Here are what I call the RED FLAGS that you’re with a narcissist…..
The have a high need for attention.
Shows off a lot (even dangerous, sneaky or illegal behaviors).
Talks constantly—especially about their own adventures or achievements.
Brings focus of conversations continually back to self.
Expects you to always be available.
Always has a better story or accomplishment, or a worse experience to share.
Looks down on other people. Frequently acts superior.
Knows what “best” for you
Contradicts others and/or puts them down.
Expects preferential treatment.
Expects you to do everything their way.
Stronger than normal emotional reactions.
Takes offence easily.
Demands apologies. (Though he/she rarely or never apologizes.)
Happier, angrier, sadder, more excited than the norm.
Emotions very intense, but often short lived.
Over-reacts to the unexpected.
Lack of empathy or understanding of others’ feelings.
Shows little interest in what others think or feel.
Doesn’t understand your feelings or minimizes them.
Can’t seem to see things from your point of view.
Need for control.
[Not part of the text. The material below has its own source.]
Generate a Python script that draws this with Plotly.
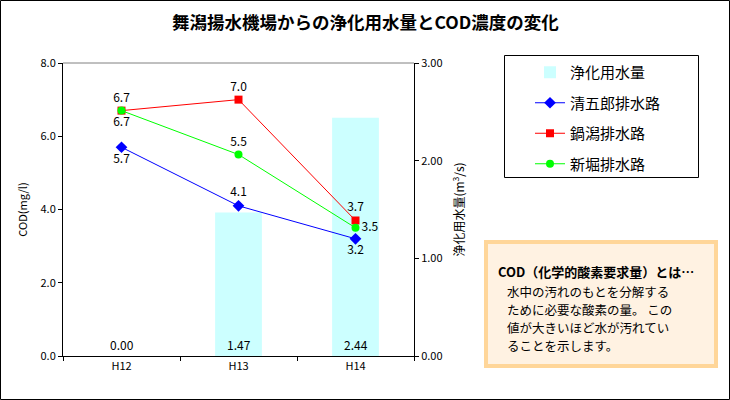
import plotly.graph_objects as go

categories = ["H12", "H13", "H14"]
water_volume = [0.00, 1.47, 2.44]
seigoro = [5.7, 4.1, 3.2]
nabegata = [6.7, 7.0, 3.7]
shinbori = [6.7, 5.5, 3.5]

info_title = "COD（化学的酸素要求量）とは…"
info_lines = ["水中の汚れのもとを分解する", "ために必要な酸素の量。 この",
              "値が大きいほど水が汚れてい", "ることを示します。"]

FONT = "Noto Sans CJK JP"

fig = go.Figure()
fig.add_trace(go.Bar(
    x=categories, y=water_volume, name="浄化用水量", yaxis="y",
    marker=dict(color="#CCFFFF", line=dict(width=0)), width=0.4,
    legendgroup="a"))
fig.add_trace(go.Scatter(
    x=categories, y=seigoro, name="清五郎排水路", mode="lines+markers+text", yaxis="y2",
    line=dict(color="#0000FF", width=1), marker=dict(symbol="diamond", size=9, color="#0000FF"),
    text=[f"{v:.1f}" for v in seigoro], textposition=["bottom center", "top center", "bottom center"],
    textfont=dict(size=12, color="black"), legendgroup="b"))
fig.add_trace(go.Scatter(
    x=categories, y=nabegata, name="鍋潟排水路", mode="lines+markers+text", yaxis="y2",
    line=dict(color="#FF0000", width=1), marker=dict(symbol="square", size=8, color="#FF0000"),
    text=[f"{v:.1f}" for v in nabegata], textposition=["top center", "top center", "top center"],
    textfont=dict(size=12, color="black"), legendgroup="c"))
fig.add_trace(go.Scatter(
    x=categories, y=shinbori, name="新堀排水路", mode="lines+markers+text", yaxis="y2",
    line=dict(color="#00FF00", width=1), marker=dict(symbol="circle", size=8, color="#00FF00"),
    text=[f"{v:.1f}" for v in shinbori], textposition=["bottom center", "top center", "middle right"],
    textfont=dict(size=12, color="black"), legendgroup="d"))

W, H = 730, 400
L, R, T, B = 63, 414, 63, 356

def px(x):
    return (x - L) / (R - L)

def py(y):
    return (B - y) / (B - T)

annotations = []
for c, v in zip(categories, water_volume):
    annotations.append(dict(x=c, y=0, xref="x", yref="y", text=f"{v:.2f}", showarrow=False,
                            yanchor="bottom", yshift=1, font=dict(size=12, color="black")))

annotations.append(dict(x=px(365), y=py(22), xref="paper", yref="paper",
                        xanchor="center", yanchor="middle",
                        text="<b>舞潟揚水機場からの浄化用水量とCOD濃度の変化</b>",
                        showarrow=False, font=dict(size=17.5, color="black")))
annotations.append(dict(x=px(496), y=py(271), xref="paper", yref="paper",
                        xanchor="left", yanchor="middle",
                        text=f"<b>{info_title}</b>", showarrow=False,
                        font=dict(size=13, color="black")))
for i, line in enumerate(info_lines):
    annotations.append(dict(x=px(505), y=py(291 + i * 18), xref="paper", yref="paper",
                            xanchor="left", yanchor="middle", align="left",
                            text=line, showarrow=False, font=dict(size=12.5, color="black")))

shapes = [
    dict(type="rect", xref="paper", yref="paper", x0=px(0.5), x1=px(729.5), y0=py(0.5), y1=py(399.5),
         line=dict(color="black", width=1)),
    dict(type="line", xref="paper", yref="paper", x0=0, x1=1, y0=1, y1=1,
         line=dict(color="#808080", width=1)),
    dict(type="rect", xref="paper", yref="paper", x0=px(486), x1=px(716), y0=py(242), y1=py(366),
         line=dict(color="#FFD699", width=4), fillcolor="#FFF2E2", layer="below"),
    dict(type="rect", xref="paper", yref="paper", x0=px(504.5), x1=px(698.5), y0=py(55.5), y1=py(177.5),
         line=dict(color="black", width=1), fillcolor="white", layer="below"),
]

fig.update_layout(
    width=W, height=H,
    margin=dict(l=L, r=W - R, t=T, b=H - B, autoexpand=False),
    paper_bgcolor="white", plot_bgcolor="white",
    font=dict(family=FONT, size=11, color="black"),
    showlegend=True,
    legend=dict(x=px(530), y=py(56), xanchor="left", yanchor="top",
                borderwidth=0, bgcolor="rgba(0,0,0,0)",
                font=dict(size=15), traceorder="grouped", tracegroupgap=8,
                itemwidth=30),
    xaxis=dict(showline=True, linecolor="black", ticks="outside", tickson="boundaries",
               ticklen=4, tickcolor="black", showgrid=False, tickfont=dict(size=11)),
    yaxis=dict(range=[0, 3], dtick=1, tickformat=".2f", side="right",
               showline=True, linecolor="black", ticks="outside", ticklen=4, tickcolor="black",
               showgrid=False, zeroline=False,
               title=dict(text="浄化用水量(m<sup>3</sup>/s)", font=dict(size=12), standoff=14)),
    yaxis2=dict(range=[0, 8], dtick=2, tickformat=".1f", overlaying="y", side="left",
                showline=True, linecolor="black",
                ticks="outside", ticklen=4, tickcolor="black", showgrid=False, zeroline=False,
                title=dict(text="COD(mg/l)", font=dict(size=11), standoff=10)),
    annotations=annotations, shapes=shapes,
    bargap=0.6,
)

fig.write_html("out.html", config={"displayModeBar": False},
               post_script="document.body.style.margin='0';document.body.style.overflow='hidden';")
Pressures you to get what s/he wants.
Pressure for sex, immediate commitment, and couple identity.
Withdrawal, hurt or anger if things aren’t what they want
Threats to leave the relationship when disappointed.
Discounts or minimizes your needs.
Discounts what you need or want
Discounts your needs and wants as inferior, stupid, or irrelevant.
Sees requests from you as being NEEDY or SELFISH.
May spend lavishly on self, but angry when you spend “their” money.
Won’t accept responsibility for their own actions.
Blames you or others for their mistakes or failures.
Won’t live up to what they say they will do.
Makes excuses and gives long explanations why s/he couldn’t follow through.
Stubbornly sticks to the belief that they are right and others are wrong.
Not transparent or entirely truthful.
You catch them hiding information or lying
Say they had to lie to keep you from being angry.
Don’t live up to their stated values when no one is watching.
You feel uneasy or feel they aren’t telling you the whole truth.
You don’t feel you can really trust them.
If you have been in a relationship with a narcissist, you know these behaviors very well. When was the first time you saw these behaviors in the other person? Too often you are likely to discount these behaviors as a “one-time thing” or “when s/he is under pressure”.
When you first get into a relationship with a narcissist, these behaviors may not be directed at you, but you’ll see them directed at others—e.g., a parent, an ex-spouse, their children, a boss, or service people. They’ll often have stories about their past relationships that include being misunderstood, treated unfairly, taken advantage of, or being “ripped off”. They generally call their ex’s “crazy” and are still angry about the break up. You may notice that they make all the decisions and always think their choices are better than yours.
The red flags are there–even in the narcissist’s first interactions with you. Don’t discount them. Don’t ignore them. Narcissists have extremely ingrained behavior patterns that are highly likely to get more and more negative the closer you become emotionally to them. What they once directed onto others, they will eventually direct at you when the time comes that you don’t give them exactly what they want.